The main suspect in the investigation into the kidnap and torture of a Northern Ireland businessman has died during a police raid in England.
Cyril McGuinness, 54, is thought to have suffered a heart attack as police searched his Derbyshire home on Friday.
That search was part of a joint police operation across the UK and Ireland in which almost 20 properties were raided.
Quinn Industrial Holdings (QIH) executive Kevin Lunney was beaten by a gang in on 17 September.
Derbyshire Constabulary said its officers carried out the search of McGuinness’s home in Buxton on behalf of the Police Service of Northern Ireland (PSNI).
“Shortly after that warrant was carried out at 07:30 GMT, a 54-year-old man inside the property was taken ill,” added Derbyshire Constabulary.
The force said officers administered first aid and called paramedics but the man died.
Who was Cyril McGuinness?
A convicted smuggler, Cyril McGuinness was known as “Dublin Jimmy” and had an extensive criminal record.
The 54-year-old from Derrylin in County Fermanagh was exposed in an investigation by BBC Northern Ireland’s Spotlight programme in 2004 into the illegal transport of waste.
In 2007, he received a suspended sentence after he admitted 22 charges relating to the illegal transport of waste from the Republic of Ireland, through Northern Ireland to Scotland.
In 2011, he was extradited to Belgium to serve a seven-year prison term for stealing lorries and cranes that were brought to Ireland.
He was described in a European extradition warrant in 2008 as an “active member of an Irish criminal organisation”.
In April that year, he was stopped by Serbian police near the Croatian border – when they realised he was subject to a Europe-wide warrant he was extradited to Bruges.
He faced charges in Bruges but left the country after being granted bail and was convicted in his absence.
The Independent Office for Police Conduct, which handles complaints made against police forces in England and Wales, is investigating McGuinness’s death.
“We have sent investigators to the property and to the police post incident procedure to begin gathering information,” it said.
Phones, computers and documents were seized during the search.
As part of the police operation on Friday, the PSNI carried out five searches in Derrylin.
The Garda Síochána (Irish police force) said 100 of its officers were involved in searching five locations in County Cavan, three in County Longford and four in Dublin.
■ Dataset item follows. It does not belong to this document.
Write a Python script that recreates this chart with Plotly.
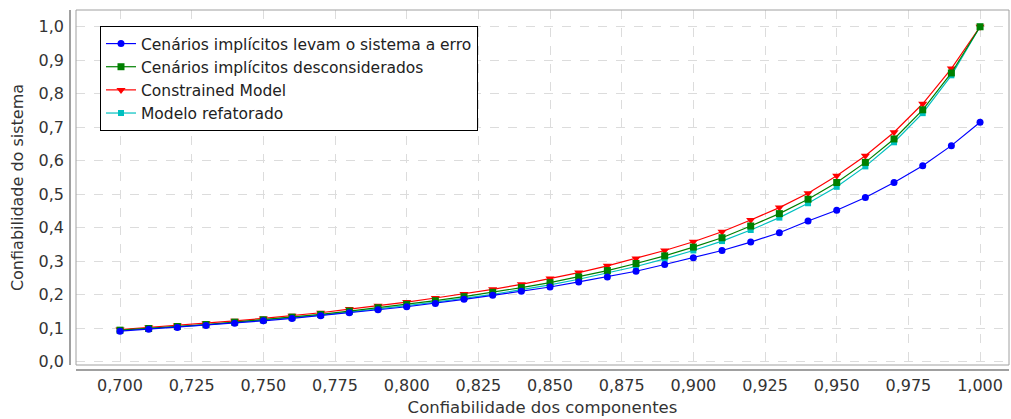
import plotly.graph_objects as go

x_vals = [0.70, 0.71, 0.72, 0.73, 0.74, 0.75, 0.76, 0.77, 0.78, 0.79, 0.80,
          0.81, 0.82, 0.83, 0.84, 0.85, 0.86, 0.87, 0.88, 0.89, 0.90,
          0.91, 0.92, 0.93, 0.94, 0.95, 0.96, 0.97, 0.98, 0.99, 1.00]

blue_vals = [0.091, 0.097, 0.102, 0.108, 0.115, 0.122, 0.129, 0.137, 0.146, 0.155, 0.164,
             0.174, 0.186, 0.198, 0.210, 0.223, 0.238, 0.253, 0.270, 0.290, 0.310,
             0.332, 0.357, 0.385, 0.420, 0.452, 0.490, 0.535, 0.585, 0.645, 0.715]

green_vals = [0.094, 0.099, 0.105, 0.111, 0.118, 0.125, 0.133, 0.141, 0.151, 0.161, 0.171,
              0.182, 0.194, 0.207, 0.221, 0.236, 0.253, 0.272, 0.293, 0.316, 0.342,
              0.370, 0.405, 0.442, 0.485, 0.535, 0.595, 0.665, 0.752, 0.862, 1.000]

red_vals = [0.096, 0.102, 0.108, 0.115, 0.122, 0.129, 0.137, 0.146, 0.157, 0.167, 0.178,
            0.190, 0.202, 0.216, 0.231, 0.248, 0.266, 0.286, 0.308, 0.332, 0.358,
            0.388, 0.423, 0.460, 0.503, 0.555, 0.615, 0.685, 0.770, 0.875, 1.000]

cyan_vals = [0.093, 0.098, 0.104, 0.110, 0.117, 0.124, 0.131, 0.139, 0.148, 0.157, 0.167,
             0.178, 0.189, 0.201, 0.215, 0.229, 0.246, 0.264, 0.284, 0.307, 0.332,
             0.360, 0.393, 0.430, 0.473, 0.522, 0.583, 0.655, 0.742, 0.855, 1.000]

series_names = ["Cenários implícitos levam o sistema a erro",
                "Cenários implícitos desconsiderados",
                "Constrained Model",
                "Modelo refatorado"]

x_ticks = [0.700, 0.725, 0.750, 0.775, 0.800, 0.825, 0.850, 0.875, 0.900, 0.925, 0.950, 0.975, 1.000]
x_tick_text = ["0,700", "0,725", "0,750", "0,775", "0,800", "0,825", "0,850", "0,875",
               "0,900", "0,925", "0,950", "0,975", "1,000"]
y_ticks = [0.0, 0.1, 0.2, 0.3, 0.4, 0.5, 0.6, 0.7, 0.8, 0.9, 1.0]
y_tick_text = ["0,0", "0,1", "0,2", "0,3", "0,4", "0,5", "0,6", "0,7", "0,8", "0,9", "1,0"]

FONT = "DejaVu Sans"
TXT = "#333333"

fig = go.Figure()
# drawn in reverse order so the first series sits on top
specs = [
    (cyan_vals, series_names[3], "#00c0c0", "square", 6, 4),
    (red_vals, series_names[2], "#ff0000", "triangle-down", 8, 3),
    (green_vals, series_names[1], "#008000", "square", 7, 2),
    (blue_vals, series_names[0], "#0000ff", "circle", 7, 1),
]
for vals, name, color, sym, size, rank in specs:
    fig.add_trace(go.Scatter(
        x=x_vals, y=vals, name=name, mode="lines+markers",
        line=dict(color=color, width=1.2),
        marker=dict(color=color, symbol=sym, size=size, line=dict(width=0)),
        legendrank=rank,
    ))

L, R, T, B = 76, 2, 10, 54
W, H = 1011, 419
pw, ph = W - L - R, H - T - B

fig.update_layout(
    width=W, height=H,
    margin=dict(l=L, r=R, t=T, b=B, autoexpand=False),
    paper_bgcolor="white", plot_bgcolor="white",
    font=dict(family=FONT, size=16, color=TXT),
    showlegend=True,
    legend=dict(
        x=(100 - L) / pw, y=(H - B - 26) / ph, xanchor="left", yanchor="top",
        bgcolor="white", bordercolor="black", borderwidth=1,
        font=dict(family=FONT, size=15.5, color="#222222"),
        itemwidth=30, tracegroupgap=0,
    ),
    xaxis=dict(
        range=[0.68465, 1.0101], automargin=False,
        tickvals=x_ticks, ticktext=x_tick_text,
        showgrid=True, gridcolor="#dcdcdc", griddash="dash", gridwidth=1,
        zeroline=False, showline=False, ticks="",
        tickfont=dict(family=FONT, size=16, color=TXT),
        ticklabelstandoff=9,
        title=dict(text="Confiabilidade dos componentes",
                   font=dict(family=FONT, size=16.5, color=TXT), standoff=7),
    ),
    yaxis=dict(
        range=[-0.01, 1.05], automargin=False,
        tickvals=y_ticks, ticktext=y_tick_text,
        showgrid=True, gridcolor="#dcdcdc", griddash="dash", gridwidth=1,
        zeroline=False, showline=False, ticks="",
        tickfont=dict(family=FONT, size=16, color=TXT),
        ticklabelstandoff=11,
        title=dict(text="Confiabilidade do sistema",
                   font=dict(family=FONT, size=16, color=TXT), standoff=10),
    ),
    shapes=[
        dict(type="rect", xref="paper", yref="paper", x0=0, x1=1, y0=0, y1=1,
             line=dict(color="#a0a0a0", width=1)),
        dict(type="line", xref="paper", yref="paper",
             x0=-6 / pw, x1=-6 / pw, y0=0, y1=1,
             line=dict(color="#a0a0a0", width=2)),
        dict(type="line", xref="paper", yref="paper",
             x0=0, x1=1, y0=-5 / ph, y1=-5 / ph,
             line=dict(color="#a0a0a0", width=2)),
    ],
)

fig.write_html("out.html", config={"displayModeBar": False},
               post_script="document.body.style.margin='0';")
They said the locations were a mixture of houses and commercial premises.
McGuinness had been a target of the police on both sides of the Irish border for years and had more than 50 convictions.
He was the main suspect in the kidnap of and violent attack on 50-year-old Mr Lunney, who was abducted as he was driving home from work in Kinawley in County Fermanagh.
Mr Lunney, a father of six, had his leg broken, was slashed with a knife and doused with bleach in a two-and-a-half hour ordeal.
He had the letters QIH cut into his chest with a knife and told the BBC’s Spotlight this week that he feared that he would never see his wife and children again.
After the attack, Mr Lunney was dumped on a road in County Cavan 22 miles (35km) from where he was abducted.
He was found by a member of the public.
‘Searches represent major response by police’
Analysis by Julian O’Neill, BBC News NI home affairs correspondent
Police on both sides of the Irish border are under pressure to get results after a long-running series of threats and other incidents.
The campaign against QIH and senior staff has spanned several years.
There have been scores of incidents but to date no-one has been charged.
The abduction of Kevin Lunney represented a significant ratcheting-up of things.
Police have given priority to the investigation and the scale of the co-ordinated searches appears to represent a major response.
The PSNI’s Det Ch Insp Julie Mullan said its detectives would “continue to work closely” with the Garda Síochána and Derbyshire Constabulary to try to “bring the perpetrators to justice”.
In the past week, signs near the headquarters of QIH in Derrylin attacking the directors have been removed and the PSNI has increased its patrols in the area.
The companies comprising QIH were formerly owned by Sean Quinn, who was once Ireland’s richest man.
When his business empire collapsed, businessmen, including his former associates, bought the companies.
Mr Lunney, who worked with Mr Quinn for many years and remained loyal after the County Fermanagh tycoon’s bankruptcy, was reinstated as a director and Mr Quinn was employed as a consultant.
Mr Quinn left that role in 2016, later saying he was forced out and his family had been “stabbed in the back”.
He has repeatedly condemned attacks on property belonging to the owners of his former businesses.
The Irish News reported on Friday that the directors of QIH have rejected an offer to meet the Quinn family.
It said Mr Quinn’s son Sean Quinn Jr made the offer in a statement to the BBC’s Spotlight.